Take every line from the first down to the line with "W, H = 1346, 494" and set it down exactly, without the pictures.

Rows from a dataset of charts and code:
------------------------------------------------------------
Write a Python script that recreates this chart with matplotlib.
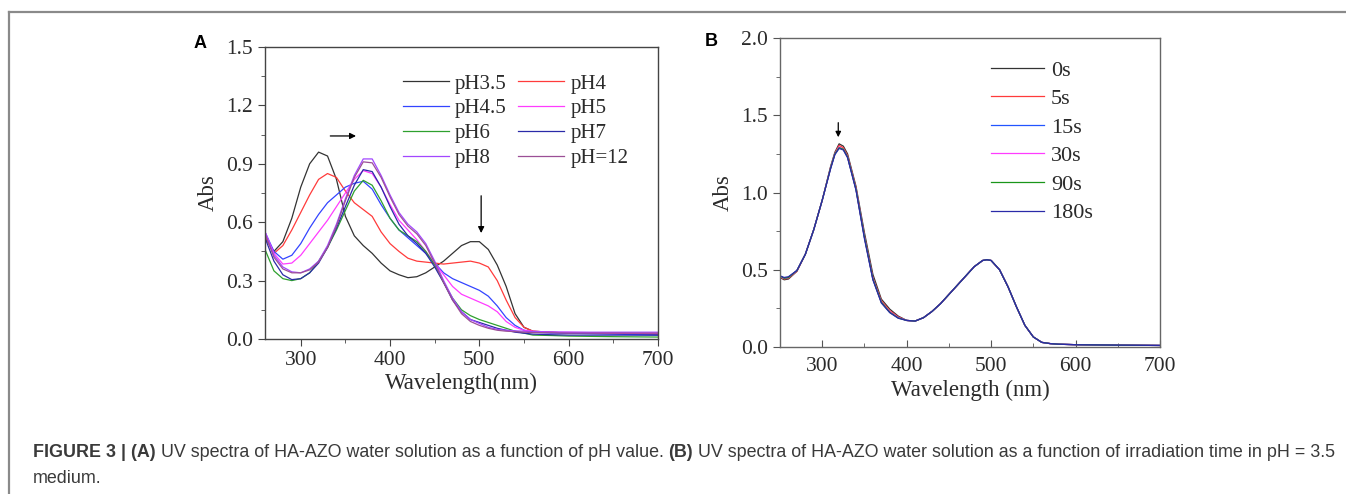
import matplotlib
matplotlib.use("Agg")
import matplotlib.pyplot as plt
from matplotlib.ticker import MultipleLocator, FormatStrFormatter
from matplotlib.lines import Line2D

W, H = 1346, 494

# ---- panel A: pH series ----
wl_a = [260, 270, 280, 290, 300, 310, 320, 330, 340, 350, 360, 370, 380, 390, 400,
        410, 420, 430, 440, 450, 460, 470, 480, 490, 500, 510, 520, 530, 540, 550,
        560, 580, 600, 650, 700]
ph_labels = ["pH3.5", "pH4", "pH4.5", "pH5", "pH6", "pH7", "pH8", "pH=12"]
ph_colors = ["#333333", "#ff3b3b", "#3344ff", "#ff3cff", "#2ea02e", "#2a2aa8", "#a247ff", "#9b4f96"]
abs_ph35 = [.52, .45, .50, .62, .78, .90, .96, .94, .82, .63, .53, .48, .44, .39, .35,
            .33, .315, .32, .34, .37, .40, .44, .48, .50, .50, .46, .38, .27, .13, .06,
            .04, .035, .03, .03, .025]
abs_ph4 = [.53, .44, .48, .56, .65, .74, .82, .85, .83, .76, .70, .665, .63, .55, .49,
           .45, .415, .40, .395, .39, .385, .39, .395, .40, .39, .37, .30, .20, .11, .06,
           .04, .035, .03, .03, .025]
abs_ph45 = [.55, .45, .41, .43, .49, .57, .64, .70, .74, .78, .80, .81, .77, .69, .62,
            .56, .52, .48, .44, .39, .34, .31, .29, .27, .25, .22, .17, .11, .07, .045,
            .035, .03, .03, .025, .02]
abs_ph5 = [.55, .44, .385, .39, .43, .49, .55, .61, .68, .75, .82, .865, .85, .78, .69,
           .61, .56, .51, .45, .39, .33, .27, .23, .21, .19, .17, .14, .09, .06, .045,
           .04, .035, .035, .03, .03]
abs_ph6 = [.46, .35, .31, .30, .31, .34, .40, .47, .56, .66, .76, .815, .79, .71, .62,
           .56, .53, .50, .45, .38, .29, .21, .15, .12, .10, .085, .07, .055, .04, .03,
           .02, .018, .015, .012, .01]
abs_ph7 = [.52, .40, .33, .305, .31, .34, .39, .47, .57, .68, .79, .87, .86, .78, .68,
           .59, .53, .49, .44, .37, .29, .20, .14, .10, .085, .07, .055, .045, .035, .03,
           .025, .022, .02, .02, .02]
abs_ph8 = [.55, .43, .37, .345, .34, .36, .40, .48, .59, .72, .84, .925, .925, .84, .74,
           .65, .59, .55, .49, .40, .30, .21, .14, .10, .08, .06, .05, .045, .042, .04,
           .038, .036, .035, .035, .035]
abs_ph12 = [.54, .42, .36, .34, .34, .355, .395, .47, .58, .71, .83, .91, .905, .83, .73,
            .64, .58, .54, .48, .39, .29, .20, .13, .09, .07, .055, .045, .04, .038, .035,
            .033, .032, .03, .03, .03]
ph_series = [abs_ph35, abs_ph4, abs_ph45, abs_ph5, abs_ph6, abs_ph7, abs_ph8, abs_ph12]

# ---- panel B: irradiation time series ----
wl_b = [250, 255, 260, 270, 280, 290, 300, 310, 315, 320, 325, 330, 340, 350, 360,
        370, 380, 390, 400, 410, 420, 430, 440, 450, 460, 470, 480, 490, 495, 500,
        510, 520, 530, 540, 550, 560, 570, 580, 600, 650, 700]
t_labels = ["0s", "5s", "15s", "30s", "90s", "180s"]
t_colors = ["#333333", "#ff3b3b", "#2255ff", "#ff3cff", "#1a961a", "#2a2aa8"]
right_tail = [.172, .168, .19, .23, .28, .34, .40, .46, .52, .56, .565, .56,
              .50, .39, .26, .14, .065, .03, .022, .018, .015, .012, .01]
abs_0s = [.45, .435, .44, .49, .60, .76, .95, 1.17, 1.26, 1.315, 1.30, 1.25, 1.04, .74, .47,
          .31, .245, .20] + right_tail
abs_5s = [.455, .44, .445, .49, .60, .76, .95, 1.165, 1.255, 1.305, 1.29, 1.24, 1.03, .72, .45,
          .30, .235, .195] + right_tail
abs_15s = [.46, .445, .45, .495, .60, .76, .95, 1.16, 1.25, 1.29, 1.28, 1.23, 1.02, .71, .44,
           .29, .225, .19] + right_tail
abs_30s = [.455, .445, .45, .495, .60, .76, .95, 1.16, 1.25, 1.295, 1.28, 1.23, 1.02, .71, .44,
           .29, .228, .19] + right_tail
abs_90s = [.46, .445, .45, .495, .60, .76, .95, 1.16, 1.25, 1.29, 1.28, 1.23, 1.02, .71, .44,
           .29, .225, .188] + right_tail
abs_180s = [.46, .45, .455, .495, .60, .76, .95, 1.155, 1.245, 1.285, 1.275, 1.225, 1.015, .70, .435,
            .285, .222, .186] + right_tail
t_series = [abs_0s, abs_5s, abs_15s, abs_30s, abs_90s, abs_180s]

plt.rcParams['font.family'] = ['Liberation Serif', 'DejaVu Serif']
fig = plt.figure(figsize=(W / 100, H / 100), dpi=100)


def px(x, y):
    return x / W, 1 - y / H


def box(l, t, r, b):
    return [l / W, 1 - b / H, (r - l) / W, (b - t) / H]


# outer frame
fig.add_artist(Line2D([9 / W, 1], [1 - 12 / H, 1 - 12 / H], color="#8a8a8a", lw=1.6))
fig.add_artist(Line2D([9 / W, 9 / W], [0, 1 - 12 / H], color="#8a8a8a", lw=1.6))

TXT = "#2b2b2b"
TICK = 15.5

# ----- A -----
axA = fig.add_axes(box(265, 47, 658, 339))
for lab, col, ys in zip(ph_labels, ph_colors, ph_series):
    axA.plot(wl_a, ys, color=col, lw=0.9, label=lab)
axA.set_xlim(260, 700)
axA.set_ylim(0, 1.5)
axA.xaxis.set_major_locator(MultipleLocator(100))
axA.xaxis.set_minor_locator(MultipleLocator(50))
axA.yaxis.set_major_locator(MultipleLocator(0.3))
axA.yaxis.set_minor_locator(MultipleLocator(0.15))
axA.yaxis.set_major_formatter(FormatStrFormatter("%.1f"))
axA.tick_params(which="both", direction="out", labelsize=TICK, colors="#444444", labelcolor=TXT)
axA.tick_params(which="major", length=5)
axA.tick_params(which="minor", length=3)
axA.set_xlabel("Wavelength(nm)", fontsize=16.5, color=TXT, labelpad=2)
axA.set_ylabel("Abs", fontsize=16.5, color=TXT, labelpad=5)
for s in axA.spines.values():
    s.set_color("#444444")
    s.set_linewidth(1.0)
h, l = axA.get_legend_handles_labels()
order = [0, 2, 4, 6, 1, 3, 5, 7]
axA.legend([h[i] for i in order], [l[i] for i in order], ncol=2, frameon=False,
           fontsize=15, loc="upper left", bbox_to_anchor=px(403, 74),
           bbox_transform=fig.transFigure, borderpad=0, borderaxespad=0,
           handlelength=2.2, handletextpad=0.3, columnspacing=0.55, labelspacing=0.25,
           labelcolor=TXT)
axA.annotate("", xy=(365, 1.043), xytext=(330, 1.043),
             arrowprops=dict(arrowstyle="-|>", color="black", lw=0.9, mutation_scale=9))
axA.annotate("", xy=(502, 0.53), xytext=(502, 0.75),
             arrowprops=dict(arrowstyle="-|>", color="black", lw=0.9, mutation_scale=9))

# ----- B -----
axB = fig.add_axes(box(780, 38, 1160, 347))
for lab, col, ys in zip(t_labels, t_colors, t_series):
    axB.plot(wl_b, ys, color=col, lw=0.9, label=lab)
axB.set_xlim(250, 700)
axB.set_ylim(0, 2.0)
axB.xaxis.set_major_locator(MultipleLocator(100))
axB.xaxis.set_minor_locator(MultipleLocator(50))
axB.yaxis.set_major_locator(MultipleLocator(0.5))
axB.yaxis.set_minor_locator(MultipleLocator(0.25))
axB.yaxis.set_major_formatter(FormatStrFormatter("%.1f"))
axB.tick_params(which="both", labelsize=TICK, colors="#555555", labelcolor=TXT)
axB.tick_params(axis="x", which="both", direction="in")
axB.tick_params(axis="y", which="both", direction="out")
axB.tick_params(which="major", length=5)
axB.tick_params(which="minor", length=3)
axB.tick_params(axis="x", pad=7)
axB.set_xlabel("Wavelength (nm)", fontsize=16.5, color=TXT, labelpad=3)
axB.set_ylabel("Abs", fontsize=16.5, color=TXT, labelpad=5)
for s in axB.spines.values():
    s.set_color("#666666")
    s.set_linewidth(1.0)
axB.legend(frameon=False, fontsize=16, loc="upper left", bbox_to_anchor=px(991, 60),
           bbox_transform=fig.transFigure, borderpad=0, borderaxespad=0,
           handlelength=2.4, handletextpad=0.3, labelspacing=0.36, labelcolor=TXT)
axB.annotate("", xy=(319, 1.34), xytext=(319, 1.47),
             arrowprops=dict(arrowstyle="-|>", color="black", lw=0.9, mutation_scale=8))

# panel letters
fig.text(*px(194, 43), "A", fontsize=13, fontweight="bold", family="Liberation Sans", va="center")
fig.text(*px(705, 42), "B", fontsize=13, fontweight="bold", family="Liberation Sans", va="center")

# caption
CAP = "#3a3a3a"
runs = [("FIGURE 3 | (A)", "bold"),
        ("UV spectra of HA-AZO water solution as a function of pH value.", "normal"),
        ("(B)", "bold"),
        ("UV spectra of HA-AZO water solution as a function of irradiation time in pH = 3.5", "normal")]
rend = fig.canvas.get_renderer()


def run_width(size):
    tot = 0
    for s, w in runs:
        t = fig.text(0, 0, s, fontsize=size, fontweight=w, family="Liberation Sans")
        tot += t.get_window_extent(rend).width
        t.remove()
    return tot + 3 * 0.278 * size * 100 / 72


size = 10.0
size *= (1342 - 33) / run_width(size)
x = 33
for s, w in runs:
    t = fig.text(*px(x, 457), s, fontsize=size, fontweight=w, family="Liberation Sans",
                 color=CAP, va="baseline")
    x += t.get_window_extent(rend).width + 0.278 * size * 100 / 72
fig.text(*px(33, 483), "medium.", fontsize=size, family="Liberation Sans", color=CAP, va="baseline")

fig.savefig("out.png", dpi=100)
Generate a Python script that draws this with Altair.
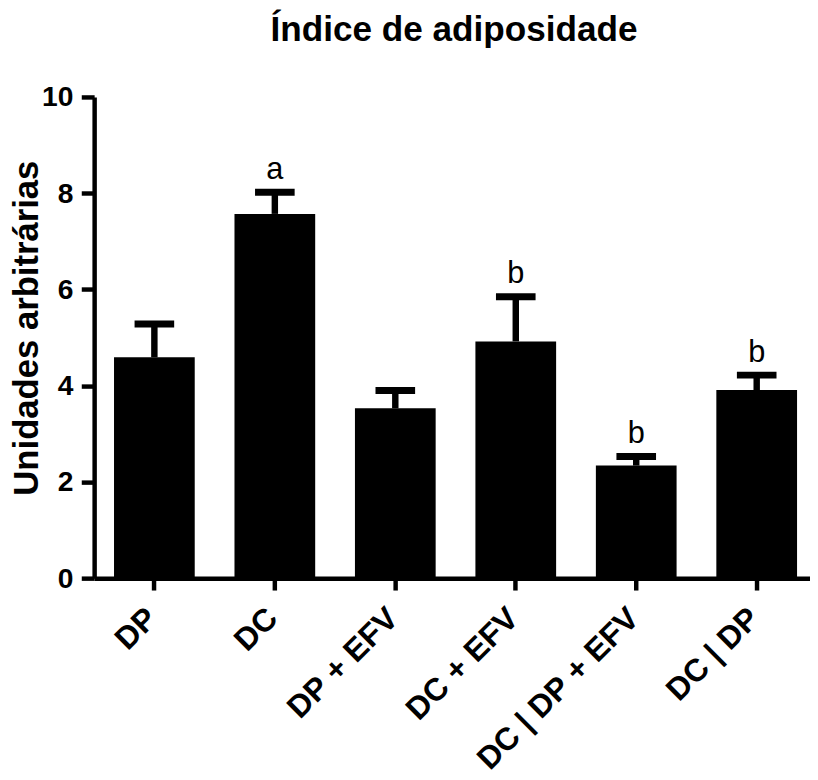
------------------------------------------------------------
# In response
Write a Python script that recreates this chart with matplotlib.
import matplotlib
matplotlib.use("Agg")
import matplotlib.pyplot as plt
from matplotlib.ticker import MultipleLocator, FormatStrFormatter
from matplotlib.lines import Line2D

W, H = 1346, 494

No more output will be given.